As expressed in previous comments before, if inflation is to make its presence felt in the global economy, it would take much longer than many expected. To see just how full circle the economy has come, investors have been confronted with economic growth rates that have come in below expectations in Canada and the US.

All of the talk about deflation has caused equity investors to flee the stock market and rush into bonds. This flight from equities has resulted in many world class companies seeing their share prices crushed to single digit price-to-earnings (P/E) ratios. In other words, investors are paying less than $10 for each dollar of earnings these companies produce.

Bond Bandwagon

For example, if we look at the 30 stocks making up the Dow Jones Industrial Average, it can be seen that half of the members of this elite circle have dividend yields of over 3% and many of them are trading for the lowest P/E ratios since the 1980s. In all, 17of the 30 have P/E ratios less than 15. This is remarkable in that the last time P/E ratios were this low and dividends were even close to being this attractive was in the early 1980s – when interest rates were in their mid teens – not in the low single digits.
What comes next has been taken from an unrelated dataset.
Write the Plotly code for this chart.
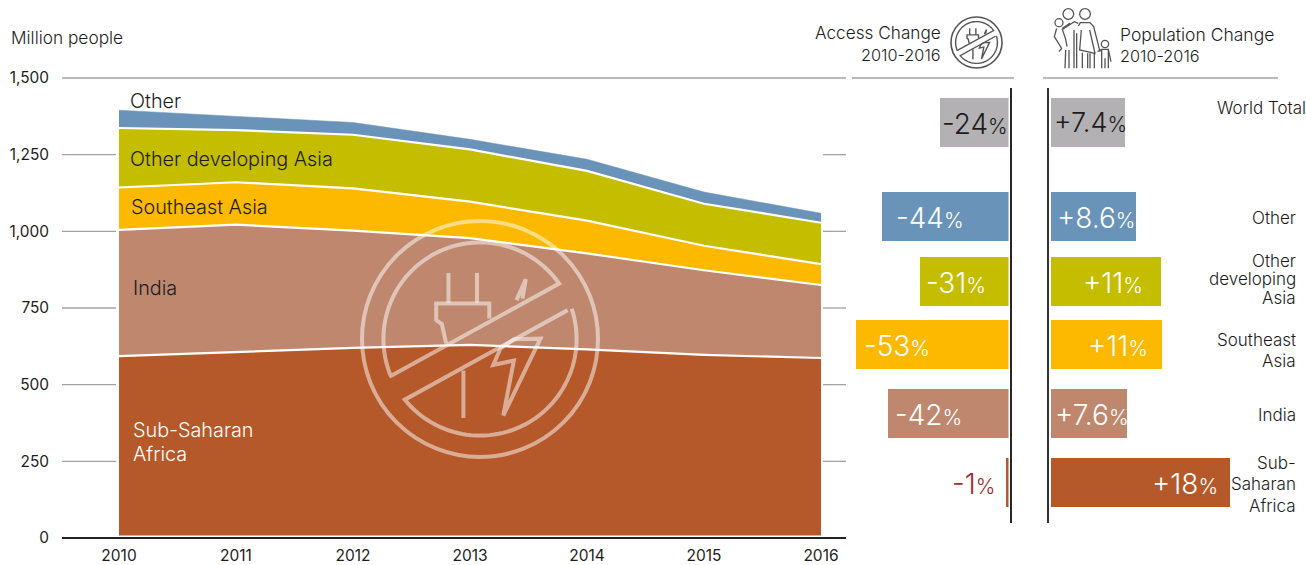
import numpy as np
import plotly.graph_objects as go

# ---------- data ----------
years = [2010, 2011, 2012, 2013, 2014, 2015, 2016]
sub_saharan = [593, 607, 620, 630, 615, 597, 587]
india = [412, 415, 382, 348, 313, 276, 238]
southeast_asia = [138, 138, 138, 119, 107, 80, 68]
other_dev_asia = [194, 170, 175, 170, 162, 137, 135]
other = [58, 45, 40, 33, 38, 38, 31]

categories = [["World Total"], ["Other"], ["Other", "developing", "Asia"], ["Southeast", "Asia"], ["India"],
              ["Sub-", "Saharan", "Africa"]]
access_change = [-24, -44, -31, -53, -42, -1]
population_change = [7.4, 8.6, 11.07, 11.17, 7.6, 18]
access_labels = ["-24", "-44", "-31", "-53", "-42", "-1"]
population_labels = ["+7.4", "+8.6", "+11", "+11", "+7.6", "+18"]
y_ticks = [0, 250, 500, 750, 1000, 1250, 1500]
y_tick_text = ["0", "250", "500", "750", "1,000", "1,250", "1,500"]

# ---------- layout constants ----------
W, H = 1306, 565
FONT = "Inter"
TXT = "#1c1c1c"
C_GREY, C_BLUE, C_OLIVE, C_YEL, C_IND, C_SSA = "#b3b1b3", "#6a93b9", "#c5bd00", "#fdb900", "#bf886e", "#b5592a"
bar_colors = [C_GREY, C_BLUE, C_OLIVE, C_YEL, C_IND, C_SSA]
ROW_Y = [122.5, 216.5, 281.5, 344.5, 413.5, 482.5]
ACCESS_TEXT_X = [942, 896, 926, 864, 895, 952]
POP_TEXT_X = [1054, 1057, 1083, 1088, 1055, 1152]
TEXT_Y = [124, 218, 283, 346, 415, 484]
SIDE_Y = [108, 218, 279, 350, 415, 484]
SIDE_STEP = [0, 0, 18.5, 21, 0, 21.5]
ACCESS_TEXT_COLORS = [TXT, "white", "white", "white", "white", "#a5282a"]
POP_TEXT_COLORS = [TXT, "white", "white", "white", "white", "white"]


def px(x):
    return x / W


def py(y):
    return 1 - y / H


fig = go.Figure()

# ---------- stacked area ----------
stack = [("Sub-Saharan Africa", sub_saharan, C_SSA), ("India", india, C_IND),
         ("Southeast Asia", southeast_asia, C_YEL), ("Other developing Asia", other_dev_asia, C_OLIVE),
         ("Other", other, C_BLUE)]
for name, vals, col in stack:
    is_top = name == "Other"
    fig.add_trace(go.Scatter(x=years, y=vals, name=name, mode="lines", stackgroup="one",
                             fillcolor=col, line=dict(color=col if is_top else "white", width=0.5 if is_top else 2.2),
                             hoverinfo="x+y+name", showlegend=False))

# ---------- bars ----------
fig.add_trace(go.Bar(x=access_change, y=ROW_Y, orientation="h", width=49, xaxis="x2", yaxis="y2",
                     marker=dict(color=bar_colors, line_width=0), showlegend=False))
fig.add_trace(go.Bar(x=population_change, y=ROW_Y, orientation="h", width=49, xaxis="x3", yaxis="y2",
                     marker=dict(color=bar_colors, line_width=0), showlegend=False))

x_per_year = 117.0
access_scale = 2.87
pop_scale = 9.94
fig.update_layout(
    width=W, height=H, autosize=False, margin=dict(l=0, r=0, t=0, b=0, autoexpand=False),
    paper_bgcolor="white", plot_bgcolor="white", bargap=0,
    font=dict(family=FONT, color=TXT, size=15),
    xaxis=dict(domain=[px(62), px(846)], range=[2010 - 57 / x_per_year, 2016 + 25 / x_per_year],
               tickvals=years, showgrid=False, zeroline=False, showline=False, ticks="",
               ticklabelstandoff=6, tickfont=dict(size=15.5, color=TXT), anchor="y"),
    yaxis=dict(domain=[py(538), py(78)], range=[0, 1500], tickvals=y_ticks, ticktext=y_tick_text,
               showgrid=False, zeroline=False, showline=False, ticks="", ticklabelstandoff=12,
               tickfont=dict(size=15.4, color=TXT), anchor="x"),
    xaxis2=dict(domain=[px(852), px(1008.5)], range=[-156.5 / access_scale, 0], visible=False, anchor="y2"),
    xaxis3=dict(domain=[px(1051), px(1240)], range=[0, 189 / pop_scale], visible=False, anchor="y2"),
    yaxis2=dict(domain=[0, 1], range=[H, 0], visible=False, anchor="x2"),
)

shapes = []


def hline(x0, x1, y, color, width, layer="above"):
    shapes.append(dict(type="line", xref="paper", yref="paper", x0=px(x0), x1=px(x1), y0=py(y), y1=py(y),
                       line=dict(color=color, width=width), layer=layer))


def vline(x, y0, y1, color, width):
    shapes.append(dict(type="line", xref="paper", yref="paper", x0=px(x), x1=px(x), y0=py(y0), y1=py(y1),
                       line=dict(color=color, width=width)))


def poly(points, color, width):
    d = "M" + " L".join(f"{px(a):.5f},{py(b):.5f}" for a, b in points)
    shapes.append(dict(type="path", xref="paper", yref="paper", path=d,
                       line=dict(color=color, width=width), fillcolor="rgba(0,0,0,0)"))


def circle(cx, cy, r, color, width):
    shapes.append(dict(type="circle", xref="paper", yref="paper", x0=px(cx - r), x1=px(cx + r),
                       y0=py(cy + r), y1=py(cy - r), line=dict(color=color, width=width)))


# gridlines, broken round the area
for v in y_ticks[1:-1]:
    for a, b in [(62, 116), (823, 846)]:
        shapes.append(dict(type="line", xref="paper", yref="y", x0=px(a), x1=px(b), y0=v, y1=v,
                           line=dict(color="#a3a3a3", width=1.3)))
hline(62, 846, 78, "#777777", 1.2)
hline(119, 821, 537, "white", 3)
hline(62, 846, 538, "#222222", 2)
hline(852, 1014, 78, "#777777", 1.2)
hline(1043, 1278, 78, "#777777", 1.2)
vline(1011, 88, 523, "#2a2627", 2)
vline(1048, 88, 523, "#333333", 2)


def no_power_icon(cx, cy, r, color, w_outer, w_inner):
    """Plug-and-bolt pictogram: r is the outer radius, artwork drawn at r = 118.5."""
    s = r / 118.5
    circle(cx, cy, r, color, w_outer)

    def T(a, b):
        return (cx + (a - 480) * s, cy + (b - 339) * s)

    ri = 97 * s

    def arc(a0, a1):
        angles = np.radians(np.linspace(a0, a1, 60))
        return [(cx + ri * np.cos(t), cy + ri * np.sin(t)) for t in angles]

    # upper arc and chord
    p0, p1 = T(389, 377), T(557, 285)
    a0 = np.degrees(np.arctan2(p0[1] - cy, p0[0] - cx))
    a1 = np.degrees(np.arctan2(p1[1] - cy, p1[0] - cx))
    poly(arc(a0, a1 if a1 > a0 else a1 + 360) + [p0], color, w_inner)
    # lower arc and chord
    p0, p1 = T(568, 310), T(402, 402)
    a0 = np.degrees(np.arctan2(p0[1] - cy, p0[0] - cx))
    a1 = np.degrees(np.arctan2(p1[1] - cy, p1[0] - cx))
    poly(arc(a0, a1 if a1 > a0 else a1 + 360) + [p0], color, w_inner)

    def Z(pts):
        return [T(340 + a / 3, 200 + b / 3) for a, b in pts]

    for seg in ([(325, 218), (325, 308)], [(411, 218), (411, 308)],
                [(448, 355), (448, 310), (288, 310), (288, 360), (305, 372), (318, 430)],
                [(530, 300), (558, 237), (548, 295)], [(370, 512), (370, 655)],
                [(490, 648), (522, 482), (460, 495), (482, 445), (522, 418), (602, 416), (490, 648)]):
        poly(Z(seg), color, w_inner)


no_power_icon(480, 339, 118, "rgba(255,255,255,0.5)", 4, 4)
no_power_icon(976.5, 42.5, 25.5, "#555555", 1.6, 1.4)

# family pictogram (drawn on the 3x crop grid)
ICON = "#555555"


def F(pts):
    poly([(1045 + a / 3, b / 3) for a, b in pts], ICON, 1.3)


for (a, b, r) in [(70, 42, 16), (120, 42, 16), (42, 68, 12), (180, 132, 11)]:
    circle(1045 + a / 3, b / 3, r / 3, ICON, 1.3)
for seg in (
    [(100, 78), (106, 68), (135, 68), (146, 80), (165, 155)],
    [(109, 90), (104, 150), (150, 160), (134, 90)],
    [(112, 158), (112, 205)], [(128, 160), (128, 205)], [(135, 160), (135, 205)], [(148, 160), (148, 205)],
    [(100, 70), (88, 65), (52, 88), (62, 118), (66, 140)],
    [(62, 150), (60, 205)], [(72, 150), (72, 205)], [(87, 90), (87, 205)], [(95, 100), (95, 205)],
    [(35, 85), (28, 110), (50, 145), (42, 155)], [(52, 85), (75, 70)],
    [(158, 155), (170, 148), (190, 148), (198, 185)], [(170, 150), (170, 205)], [(190, 150), (190, 205)],
    [(180, 175), (180, 205)],
):
    F(seg)

fig.update_layout(shapes=shapes)

# ---------- text ----------
ann = []


def text(x, y, s, size=15, color=TXT, anchor="left", align=None, weight=300):
    ann.append(dict(xref="paper", yref="paper", x=px(x), y=py(y), text=s, showarrow=False,
                    xanchor=anchor, yanchor="middle", align=align or anchor, borderpad=0, borderwidth=0,
                    font=dict(size=size, color=color, family=FONT, weight=weight)))


text(11, 37, "Million people", 17.3)
text(130, 101, "Other", 19.8)
text(130, 159, "Other developing Asia", 19.8)
text(131, 207, "Southeast Asia", 19.8)
text(133, 288, "India", 19.8)
text(133, 429.5, "Sub-Saharan", 19.8, "white")
text(133, 453.5, "Africa", 19.8, "white")
text(941, 33, "Access Change", 17.2, anchor="right")
text(941, 55, "2010-2016", 16.3, anchor="right")
text(1120, 34, "Population Change", 17.5)
text(1120, 56, "2010-2016", 16.3)


def pct(label):
    return f'{label}<span style="font-size:21px">%</span>'


for i, lines in enumerate(categories):
    text(ACCESS_TEXT_X[i], TEXT_Y[i], pct(access_labels[i]), 28, ACCESS_TEXT_COLORS[i])
    text(POP_TEXT_X[i], TEXT_Y[i] - (2 if i == 0 else 0), pct(population_labels[i]), 27 if i == 0 else 28,
         POP_TEXT_COLORS[i])
    first = SIDE_Y[i] - SIDE_STEP[i] * (len(lines) - 1) / 2
    for j, line in enumerate(lines):
        text(1306 if i == 0 else 1296, first + j * SIDE_STEP[i], line, 17, anchor="right")

fig.update_layout(annotations=ann)

fig.write_html("out.html", config=dict(displayModeBar=False),
               post_script="document.body.style.margin='0';document.body.style.overflow='hidden';")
Therefore, it can be seen that stocks are pricing in the impact of an economic slowdown to a fair extent. Many of the companies in the Dow Jones Industrial Average dominate their respective industries. In the event that deflation does set in, they should be able to maintain their pricing power and ride out adverse economic events.

At the end of the 1990s, as the last great secular bull market was concluding, many of these companies had dividend yields less than half of current levels and P/E ratios closer to 30 or more. In other words, investors were paying more than $30 for each dollar of earnings. Bull markets do that to otherwise rational people.

As history has shown before, bull markets tend to end with investors paying substantial premiums for stocks and bear markets begin their conclusion with stocks driven to bargain basement levels. Part of the reason that stocks get driven down to these levels is that investors lose their affinity for stocks as an asset class. History shows that investors too often throw in the towel just as stocks begin to offer favorable risk to reward ratios.

That is not to say that the markets are putting in their final bottom. That remains to be seen as the broader macroeconomic landscape takes shape. What it does mean is that choosing to rush into bonds as so many are doing right now is a decision fraught with its own risks.